L’acharnement obsessif contre les philosophes imprègne l’ensemble de son oeuvre. Pour en avoir un aperçu particulièrement brillant dans son ironie, cf. FOURIER, OC02 (1822), « Métempsychose des bouquins », pp. 22-23. Il y affirme que « les ouvrages philosophiques, perdus sous le rapport dogmatique avec la fondation de l’état sociétaire, resteront en crédit, à titre de «classique littéraires», monuments plaisants de l’enfance de l’esprit humain, cacographies sociales ».

428.

Cf. par exemple DUVEAU Georges (1961), Sociologie de l’utopie et autres essais, Paris, Presses Universitaires de France, coll. «Bibliothèque de sociologie contemporaine», 195 pages, Introd.
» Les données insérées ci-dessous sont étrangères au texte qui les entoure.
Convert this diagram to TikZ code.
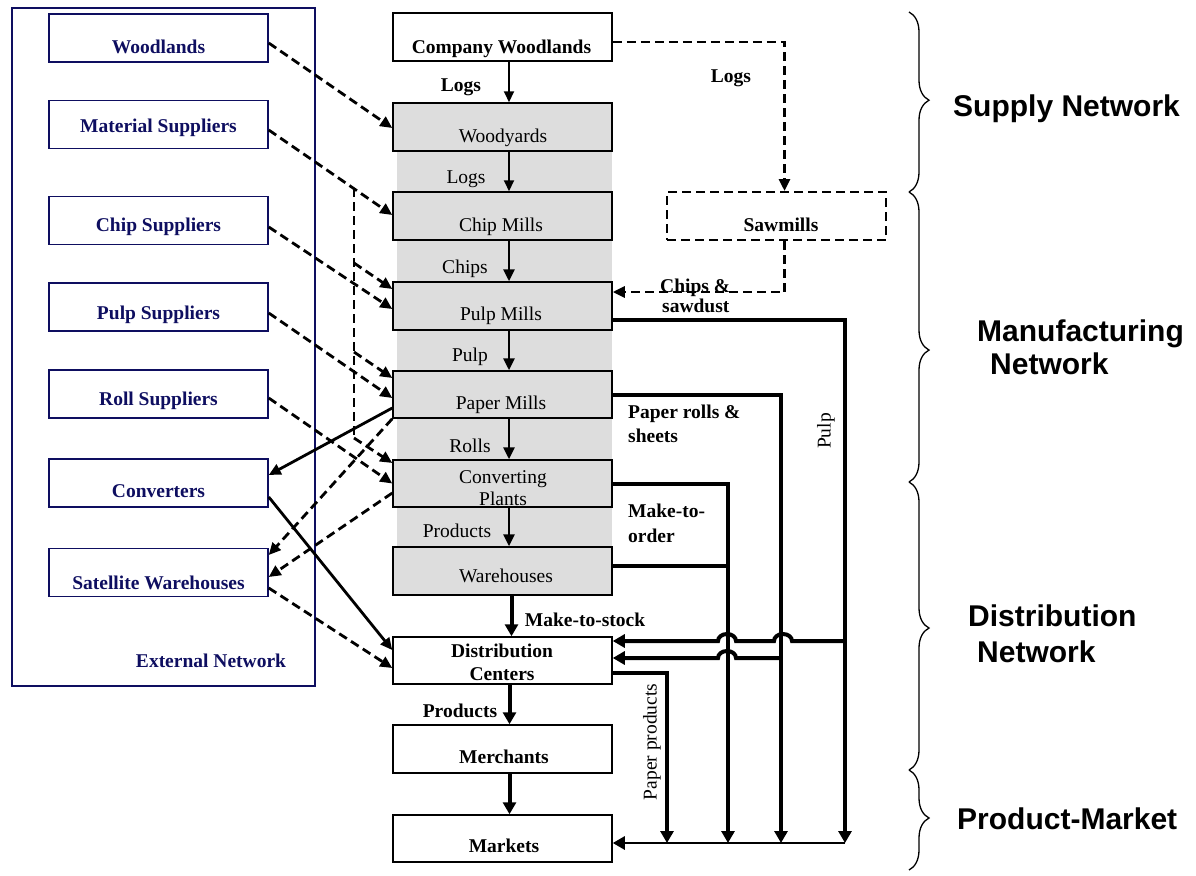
\documentclass[tikz,border=0pt]{standalone}
\usepackage{fontspec}
\setmainfont{Liberation Serif}
\newfontfamily\sansb{Liberation Sans}
\usetikzlibrary{arrows.meta,decorations.pathreplacing,calc}
\definecolor{navyc}{RGB}{14,14,96}
\definecolor{boxgray}{RGB}{221,221,221}
\begin{document}
\begin{tikzpicture}[x=1pt,y=-1pt,
  lb/.style={draw=navyc, line width=1.5pt, minimum width=219pt, minimum height=48pt, inner sep=0pt},
  cb/.style={draw=black, line width=1.5pt, fill=boxgray, minimum width=219pt, minimum height=48pt, inner sep=0pt},
  wb/.style={cb, fill=white},
  tr/.style={anchor=base, inner sep=0pt, font=\fontsize{19.5}{22}\selectfont},
  tb/.style={anchor=base, inner sep=0pt, font=\fontsize{19.5}{22}\selectfont\bfseries},
  tbl/.style={anchor=base west, inner sep=0pt, font=\fontsize{19.5}{22}\selectfont\bfseries},
  tn/.style={tb, text=navyc},
  sl/.style={anchor=base west, inner sep=0pt, font=\sansb\bfseries\fontsize{30}{35}\selectfont},
  dsh/.style={line width=2.8pt, dash pattern=on 9pt off 5pt, -{Triangle[length=12pt,width=11pt]}},
  dshn/.style={line width=2.8pt, dash pattern=on 9pt off 5pt},
  sld/.style={line width=2.8pt, -{Triangle[length=12pt,width=11pt]}},
  thn/.style={line width=2pt, -{Triangle[length=11pt,width=10pt]}},
  thk/.style={line width=4pt, -{Triangle[length=12pt,width=13pt]}},
  thkn/.style={line width=4pt},
  brc/.style={line width=1.3pt, decorate},
]
\useasboundingbox (0,0) rectangle (1196,875);

% external network frame
\node[draw=navyc, line width=1.5pt, minimum width=303pt, minimum height=678pt, inner sep=0pt] (ext) at (163.5,347) {};

% left boxes
\node[lb] (woodl) at (158.5,38) {};
\node[lb] (matsup) at (158.5,124.5) {};
\node[lb] (chipsup) at (158.5,220.5) {};
\node[lb] (pulpsup) at (158.5,307) {};
\node[lb] (rollsup) at (158.5,394) {};
\node[lb] (conv) at (158.5,483) {};
\node[lb] (satw) at (158.5,572.5) {};
\node[tn] (t-woodl) at (158.5,53) {Woodlands};
\node[tn] (t-matsup) at (158.5,132) {Material Suppliers};
\node[tn] (t-chipsup) at (158.5,231) {Chip Suppliers};
\node[tn] (t-pulpsup) at (158.5,319) {Pulp Suppliers};
\node[tn] (t-rollsup) at (158.5,405) {Roll Suppliers};
\node[tn] (t-conv) at (158.5,497) {Converters};
\node[tn] (t-satw) at (158.5,589) {Satellite Warehouses};
\node[tn] (t-ext) at (211,667) {External Network};

% gray strip
\fill[boxgray] (397,103) rectangle (612,595);

% centre boxes
\node[wb] (cw) at (502.5,37) {};
\node[cb] (wy) at (502.5,127) {};
\node[cb] (chip) at (502.5,216) {};
\node[cb] (pulp) at (502.5,306) {};
\node[cb, minimum height=47pt] (paper) at (502.5,394.5) {};
\node[cb, minimum height=47pt] (convp) at (502.5,483.5) {};
\node[cb] (wh) at (502.5,571) {};
\node[wb, minimum height=47pt] (dc) at (502.5,660.5) {};
\node[wb] (merch) at (502.5,749) {};
\node[wb, minimum height=47pt] (mkts) at (502.5,838.5) {};
\node[draw=black, line width=2pt, dash pattern=on 9pt off 5pt, minimum width=219pt, minimum height=48pt, inner sep=0pt] (saw) at (776.5,216) {};

\node[tb] (t-cw) at (501.5,53) {Company Woodlands};
\node[tr] (t-wy) at (503,142) {Woodyards};
\node[tr] (t-chip) at (501,231) {Chip Mills};
\node[tr] (t-pulp) at (501,320) {Pulp Mills};
\node[tr] (t-paper) at (501,409) {Paper Mills};
\node[tr] (t-convp1) at (503,483) {Converting};
\node[tr] (t-convp2) at (503,505) {Plants};
\node[tr] (t-wh) at (506,582) {Warehouses};
\node[tb] (t-dc1) at (502,657) {Distribution};
\node[tb] (t-dc2) at (502,680) {Centers};
\node[tb] (t-merch) at (504,763) {Merchants};
\node[tb] (t-mkts) at (504,852) {Markets};
\node[tb] (t-saw) at (781,231) {Sawmills};

% flow labels
\node[tb] (l-logs1) at (461,92) {Logs};
\node[tb] (l-logs2) at (731,82) {Logs};
\node[tr] (l-logs3) at (466,183) {Logs};
\node[tr] (l-chips) at (465,273) {Chips};
\node[tr] (l-pulp) at (470,361) {Pulp};
\node[tr] (l-rolls) at (470,452) {Rolls};
\node[tr] (l-prod1) at (457,537) {Products};
\node[tb] (l-mts) at (585,626) {Make-to-stock};
\node[tb] (l-prod2) at (460,717) {Products};
\node[tbl] (l-cs1) at (660,292) {Chips \&};
\node[tbl] (l-cs2) at (662,312) {sawdust};
\node[tbl] (l-pr1) at (628,418) {Paper rolls \&};
\node[tbl] (l-pr2) at (628,442) {sheets};
\node[tbl] (l-mo1) at (628,517) {Make-to-};
\node[tbl] (l-mo2) at (628,542) {order};
\node[rotate=90, inner sep=0pt, font=\fontsize{19.5}{22}\selectfont] (l-pulpv) at (826,431) {Pulp};
\node[rotate=90, inner sep=0pt, font=\fontsize{19.5}{22}\selectfont] (l-pp) at (652,742) {Paper products};

% network labels
\node[sl] (n-sup) at (953,116) {Supply Network};
\node[sl] (n-man1) at (977,341) {Manufacturing};
\node[sl] (n-man2) at (990,374) {Network};
\node[sl] (n-dis1) at (968,626) {Distribution};
\node[sl] (n-dis2) at (977,662) {Network};
\node[sl] (n-pm) at (957,829) {Product-Market};

% braces
\draw[brc, decoration={brace, amplitude=20pt, aspect=0.49}] (909,12) -- (909,192);
\draw[brc, decoration={brace, amplitude=20pt, aspect=0.545}] (909,192) -- (909,482);
\draw[brc, decoration={brace, amplitude=20pt, aspect=0.507}] (909,482) -- (909,770);
\draw[brc, decoration={brace, amplitude=20pt, aspect=0.48}] (909,770) -- (909,870);

% centre column flow
\draw[thn] ([xshift=6.5pt]cw.south) -- ([xshift=6.5pt]wy.north);
\draw[thn] ([xshift=6.5pt]wy.south) -- ([xshift=6.5pt]chip.north);
\draw[sld] ([xshift=6.5pt]chip.south) -- ([xshift=6.5pt]pulp.north);
\draw[sld] ([xshift=6.5pt]pulp.south) -- ([xshift=6.5pt]paper.north);
\draw[sld] ([xshift=6.5pt]paper.south) -- ([xshift=6.5pt]convp.north);
\draw[sld] ([xshift=6.5pt]convp.south) -- ([xshift=6.5pt]wh.north);
\draw[thk] ([xshift=9pt]wh.south) -- ([xshift=9pt]dc.north);
\draw[thk] ([xshift=7pt]dc.south) -- ([xshift=7pt]merch.north);
\draw[thk] ([xshift=7pt]merch.south) -- ([xshift=7pt]mkts.north);

% sawmills
\draw[dsh] ([yshift=-5pt]cw.east) -| ([xshift=8pt]saw.north);
\draw[dsh] ([xshift=8pt]saw.south) |- ([yshift=14pt]pulp.east);

% external dashed / solid links
\coordinate (j1) at (354,188);
\coordinate (j2) at (354,263);
\coordinate (j3) at (354,352);
\coordinate (j4) at (354,438);
\draw[dsh] ([yshift=-5pt]woodl.east) -- ([yshift=-1pt]wy.west);
\draw[dsh] ([yshift=-5.5pt]matsup.east) -- ([yshift=1pt]chip.west);
\draw[dshn] (j1) -- (j4);
\draw[dsh] (j4) -- ([yshift=20.5pt]convp.west);
\draw[dsh] (j2) -- ([yshift=17pt]pulp.west);
\draw[dsh] (j3) -- ([yshift=16.5pt]paper.west);
\draw[dsh] ([yshift=-6.5pt]chipsup.east) -- ([yshift=-3pt]pulp.west);
\draw[dsh] ([yshift=-6pt]pulpsup.east) -- ([yshift=-3.5pt]paper.west);
\draw[dsh] ([yshift=-4pt]rollsup.east) -- (convp.west);
\draw[sld] ([yshift=-13.5pt]paper.west) -- ([yshift=8pt]conv.east);
\draw[dsh] (paper.south west) -- ([yshift=17.5pt]satw.east);
\draw[dsh] ([yshift=-9.5pt]convp.west) -- ([yshift=-4.5pt]satw.east);
\draw[sld] ([yshift=-14pt]conv.east) -- ([yshift=10.5pt]dc.west);
\draw[dsh] ([yshift=-15.5pt]satw.east) -- ([yshift=-7.5pt]dc.west);

% right-hand flows to markets
\coordinate (bp1) at (845,843);
\coordinate (bp2) at (781,843);
\coordinate (bp3) at (728,843);
\coordinate (bp4) at (667,843);
\draw[thk] ([yshift=-14pt]pulp.east) -| (bp1);
\draw[thk] (paper.east) -| (bp2);
\draw[thk] (convp.east) -| (bp3);
\coordinate (whr) at ([yshift=5pt]wh.east);
\draw[thkn] (whr) -- (whr -| bp3);
\draw[thk] ([yshift=-12.5pt]dc.east) -| (bp4);
\draw[line width=2.7pt, -{Triangle[length=12pt,width=13pt]}] (bp1) -- ([yshift=-4.5pt]mkts.east);

% flows into distribution centres with hops
\coordinate (hp1) at (845,641);
\coordinate (hp2) at (781,658);
\draw[thk] (hp1) -- (792,641) arc[start angle=0, end angle=180, x radius=9pt, y radius=7pt]
  -- (736,641) arc[start angle=0, end angle=180, x radius=9pt, y radius=7pt]
  -- ([yshift=19.5pt]dc.east);
\draw[thk] (hp2) -- (736,658) arc[start angle=0, end angle=180, x radius=9pt, y radius=7pt]
  -- ([yshift=2.5pt]dc.east);
\end{tikzpicture}
\end{document}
André Canivez, ou bien LEVITAS Ruth (1979), «Sociology and utopia», Sociology, vol. 31, n° 1, pp. 19-33.

429.

Les réflexions présentées dans ce chapitre apparaissent assez proches de celles dont l’ouvrage récent de Michèle Riot-Sarcey porte témoignage : dans Le réel de l’utopie, elle a essayé de montrer comment Owen, Fourier et Saint-Simon ont été rejetés, selon elle par les tenants d’un conservatisme social, dans la tradition utopique, avec le but explicite ou implicite de discréditer leur volonté de transformation : parce qu’ils redoutaient les espoirs que ces doctrines engendraient , ils ont déployer une stratégie visant à « rejeter les projets de réformes du côté de l’illusion et de l’impossible, par l’élaboration d’un discours du non-lieu » (RIOT-SARCEY Michèle (1998), Le réel de l’utopie. Essai sur le politique au XIXe siècle, Paris, Albin Michel, p. 265).